Denis Diderot, Paradoja del comediante
Llegando a pensar que María Dávila se arma las manos con un escalpelo, y suponiendo que estas imágenes, como acontecimientos en tensión inmóvil, se definen mediante acciones de escisión, me entretengo buscando alguna pista, con la que poder mirar estas figuras mudas, en el estremecedor «diccionario filosófico de la cirugía» escrito por Cristóbal Pera con el título de El cuerpo herido. Mientras merodeo entre sus entradas me dejo seducir por la ilusión –porque desde este inicio hasta el final estaremos presos de las retóricas de la ilusión– de que estas pinturas borrosas e ilegibles emergen, como efectos sin sustancia, de la sofisticada operación de cortes y extracciones practicada por la artista sobre la tela en la que a la representación, yacente, se le sale el cuerpo que es la imagen.
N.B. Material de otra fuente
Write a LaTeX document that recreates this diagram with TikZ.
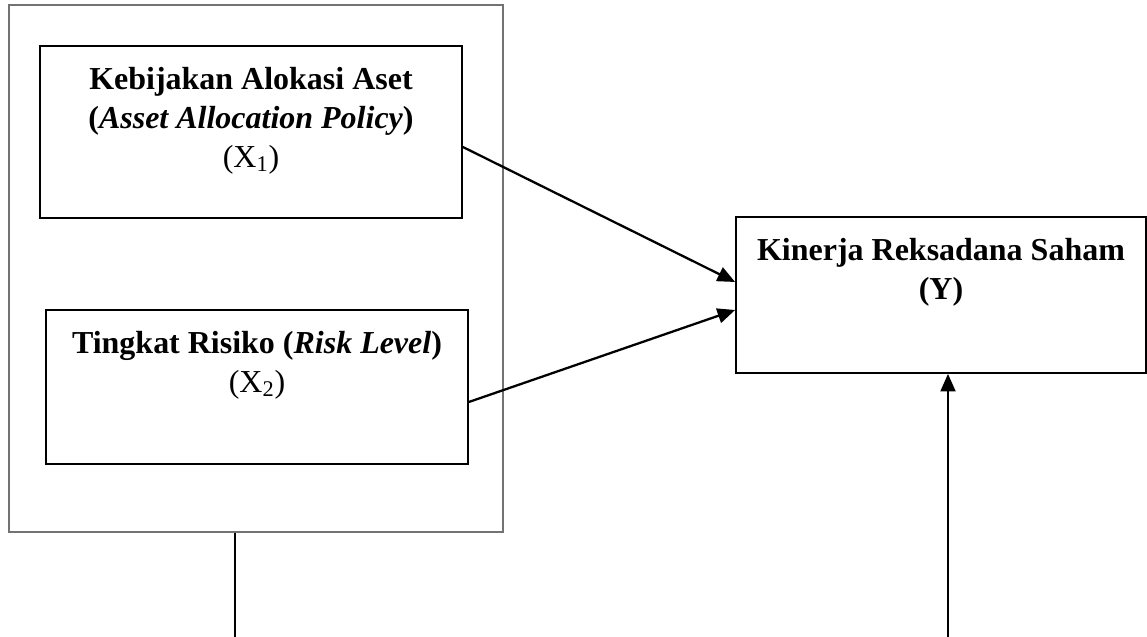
\documentclass[tikz,border=0pt]{standalone}
\usepackage{fontspec}
\setmainfont{Liberation Serif}
\usetikzlibrary{arrows.meta,positioning}

\begin{document}
\begin{tikzpicture}[
    varbox/.style={draw=black, line width=1pt, minimum width=#1},
    boxtext/.style={anchor=north, align=center, font=\fontsize{18.2}{22.2}\selectfont\bfseries, yshift=-9pt},
    link/.style={line width=1.3pt, -{Triangle[length=10pt,width=8.5pt]}}
  ]
    \useasboundingbox (0,0) rectangle (22.94,12.74);
    % Outer frame around the independent variables
    \node[draw=black!55, line width=0.7pt, minimum width=9.88cm, minimum height=10.54cm] (grp) at (5.12,7.37) {};
    % Variable boxes
    \node[varbox=8.44cm, minimum height=3.44cm] (x1) at (5.02,10.10) {};
    \node[varbox=8.44cm, minimum height=3.08cm] (x2) at (5.14,5.00) {};
    \node[varbox=8.20cm, minimum height=3.12cm] (y) at (18.82,6.84) {};
    % Labels
    \node[boxtext] (x1lbl) at (x1.north) {Kebijakan Alokasi Aset\\(\textit{Asset Allocation Policy})\\\mdseries (X\textsubscript{1})};
    \node[boxtext] (x2lbl) at (x2.north) {Tingkat Risiko (\textit{Risk Level})\\\mdseries (X\textsubscript{2})};
    \node[boxtext] (ylbl) at (y.north) {Kinerja Reksadana Saham\\(Y)};
    % Arrows into Y
    \draw[link] ([yshift=-0.30cm]x1.east) -- ([yshift=0.26cm]y.west);
    \draw[link] ([yshift=-0.30cm]x2.east) -- ([yshift=-0.30cm]y.west);
    % Lines from the bottom edge
    \coordinate (grpend) at (4.70,0);
    \coordinate (yend) at (18.96,0);
    \draw[line width=1.1pt] (grp.south -| grpend) -- (grpend);
    \draw[link] (yend) -- (yend |- y.south);
  \end{tikzpicture}
\end{document}
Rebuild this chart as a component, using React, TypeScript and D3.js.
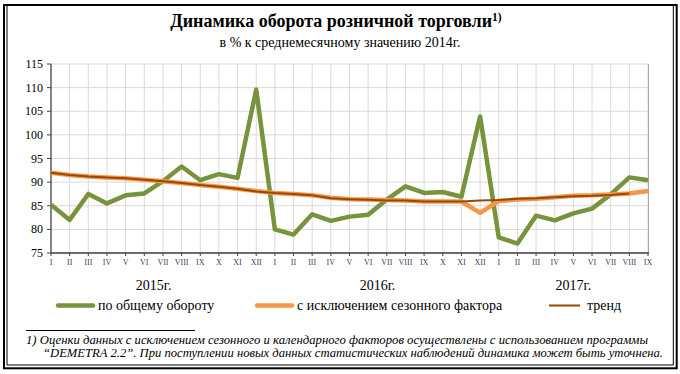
import React from 'react';
import * as d3 from 'd3';

const months = ['I', 'II', 'III', 'IV', 'V', 'VI', 'VII', 'VIII', 'IX', 'X', 'XI', 'XII',
  'I', 'II', 'III', 'IV', 'V', 'VI', 'VII', 'VIII', 'IX', 'X', 'XI', 'XII',
  'I', 'II', 'III', 'IV', 'V', 'VI', 'VII', 'VIII', 'IX'];

const years = [
  {label: '2015г.', from: 0, to: 11},
  {label: '2016г.', from: 12, to: 23},
  {label: '2017г.', from: 24, to: 32},
];

// по общему обороту
const total = [85.2, 82.0, 87.5, 85.5, 87.2, 87.6, 90.2, 93.3, 90.4, 91.7, 90.9, 109.6,
  80.0, 78.9, 83.2, 81.8, 82.7, 83.1, 86.3, 89.1, 87.7, 87.9, 86.9, 103.9,
  78.3, 77.0, 82.9, 81.9, 83.4, 84.4, 87.4, 91.0, 90.4];

// с исключением сезонного фактора
const seasAdj = [92.0, 91.5, 91.2, 91.0, 90.8, 90.5, 90.2, 89.8, 89.4, 89.0, 88.6, 88.1,
  87.7, 87.5, 87.2, 86.7, 86.4, 86.3, 86.2, 86.1, 85.9, 85.9, 85.9, 83.5,
  86.0, 86.3, 86.5, 86.8, 87.1, 87.2, 87.4, 87.6, 88.1];

// тренд
const trend = [92.0, 91.5, 91.2, 91.0, 90.8, 90.5, 90.2, 89.8, 89.4, 89.0, 88.6, 88.0,
  87.7, 87.5, 87.2, 86.6, 86.4, 86.25, 86.1, 86.1, 85.9, 85.9, 85.9, 86.1,
  86.2, 86.5, 86.6, 86.8, 87.0, 87.1, 87.3, 87.6];

const yTicks = [75, 80, 85, 90, 95, 100, 105, 110, 115];

const font = '"Liberation Serif", "Times New Roman", serif';

export default function App() {
  const width = 680, height = 374;
  const x = d3.scalePoint<number>().domain(d3.range(months.length)).range([51, 648]);
  const y = d3.scaleLinear().domain([75, 115]).range([253, 64]);

  const line = d3.line<number>()
    .x((d, i) => x(i) as number)
    .y(d => y(d));

  return (
    <svg width={width} height={height} style={{position: 'absolute', left: 0, top: 0, background: '#fff'}}
         fontFamily={font}>
      {/* double frame */}
      <rect x={4} y={5} width={672.7} height={363.3} fill="none" stroke="#000" strokeWidth={2} />
      <path d="M7,5 V365 H673.3 V5" fill="none" stroke="#000" strokeWidth={1} />

      <text x={336} y={27} textAnchor="middle" fontSize={18} fontWeight="bold">
        Динамика оборота розничной торговли
        <tspan fontSize={11.5} dy={-6}>1)</tspan>
      </text>
      <text x={340} y={47} textAnchor="middle" fontSize={14}>
        в % к среднемесячному значению 2014г.
      </text>

      {/* grid */}
      {yTicks.map(t => (
        <line key={'h' + t} x1={51} x2={648} y1={y(t)} y2={y(t)} stroke="#d9d9d9" strokeWidth={1} />
      ))}
      {months.map((m, i) => (
        <line key={'v' + i} x1={x(i)} x2={x(i)} y1={y(115)} y2={y(75)} stroke="#d9d9d9" strokeWidth={1} />
      ))}
      <line x1={648.5} x2={648.5} y1={y(115)} y2={y(75)} stroke="#a6a6a6" strokeWidth={1} />

      {/* axes */}
      <line x1={51} x2={51} y1={y(115)} y2={y(75)} stroke="#404040" strokeWidth={1.2} />
      <line x1={51} x2={649} y1={y(75)} y2={y(75)} stroke="#404040" strokeWidth={1.5} />
      {yTicks.map(t => (
        <g key={'yt' + t}>
          <line x1={47} x2={51} y1={y(t)} y2={y(t)} stroke="#404040" />
          <text x={43} y={y(t) + 4} textAnchor="end" fontSize={12}>{t}</text>
        </g>
      ))}
      {months.map((m, i) => (
        <g key={'xt' + i}>
          <line x1={x(i)} x2={x(i)} y1={y(75)} y2={y(75) + 3} stroke="#404040" />
          <text x={x(i)} y={265} textAnchor="middle" fontSize={8} fill="#404060">{m}</text>
        </g>
      ))}
      {years.map(yr => (
        <text key={yr.label} x={((x(yr.from) as number) + (x(yr.to) as number)) / 2} y={290}
              textAnchor="middle" fontSize={14}>{yr.label}</text>
      ))}

      {/* series */}
      <path d={line(total) || ''} fill="none" stroke="#77933c" strokeWidth={4.5} strokeLinejoin="round" />
      <path d={line(seasAdj) || ''} fill="none" stroke="#f79646" strokeWidth={4.5} strokeLinejoin="round" />
      <path d={line(trend) || ''} fill="none" stroke="#984807" strokeWidth={2} strokeLinejoin="round" />

      {/* legend */}
      <line x1={58} x2={93} y1={305.5} y2={305.5} stroke="#77933c" strokeWidth={4.5} strokeLinecap="round" />
      <text x={98} y={310} fontSize={14}>по общему обороту</text>
      <line x1={257} x2={292} y1={305.5} y2={305.5} stroke="#f79646" strokeWidth={4.5} strokeLinecap="round" />
      <text x={297} y={310} fontSize={14}>с исключением сезонного фактора</text>
      <line x1={549} x2={580} y1={305.5} y2={305.5} stroke="#984807" strokeWidth={2} />
      <text x={587} y={310} fontSize={14}>тренд</text>

      {/* footnote */}
      <line x1={26} x2={195} y1={330.5} y2={330.5} stroke="#000" strokeWidth={1} />
      <text x={26} y={344} fontSize={11.5} fontStyle="italic" textLength={622} lengthAdjust="spacingAndGlyphs">
        1) Оценки данных с исключением сезонного и календарного факторов осуществлены с использованием программы
      </text>
      <text x={43} y={357} fontSize={11.5} fontStyle="italic" textLength={620} lengthAdjust="spacingAndGlyphs">
        “DEMETRA 2.2”. При поступлении новых данных статистических наблюдений динамика может быть уточнена.
      </text>
    </svg>
  );
}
Lo que se escapa de/a la representación sobre esta mesa de disección en la que se encuentran, convocadas por la pintura o la pintora, el anhelo de la narración en la que refugiarnos y la implacable inmovilidad de las figuras, es la imagen apareciéndose en su potencia de presencia, o, más precisamente, como opacidad e intransitividad; la imagen que adviene «después» de la escritura, pero también desde «detrás» de ella. La pintora se aplica en anteponerlas, en imponerlas por encima de todo lo demás, en librarlas de la legibilidad con la que ampararnos en la posibilidad de algún sentido. La pintura o la pintora nos ponen imágenes (por) delante. Presentándonoslas como apariciones irreductibles.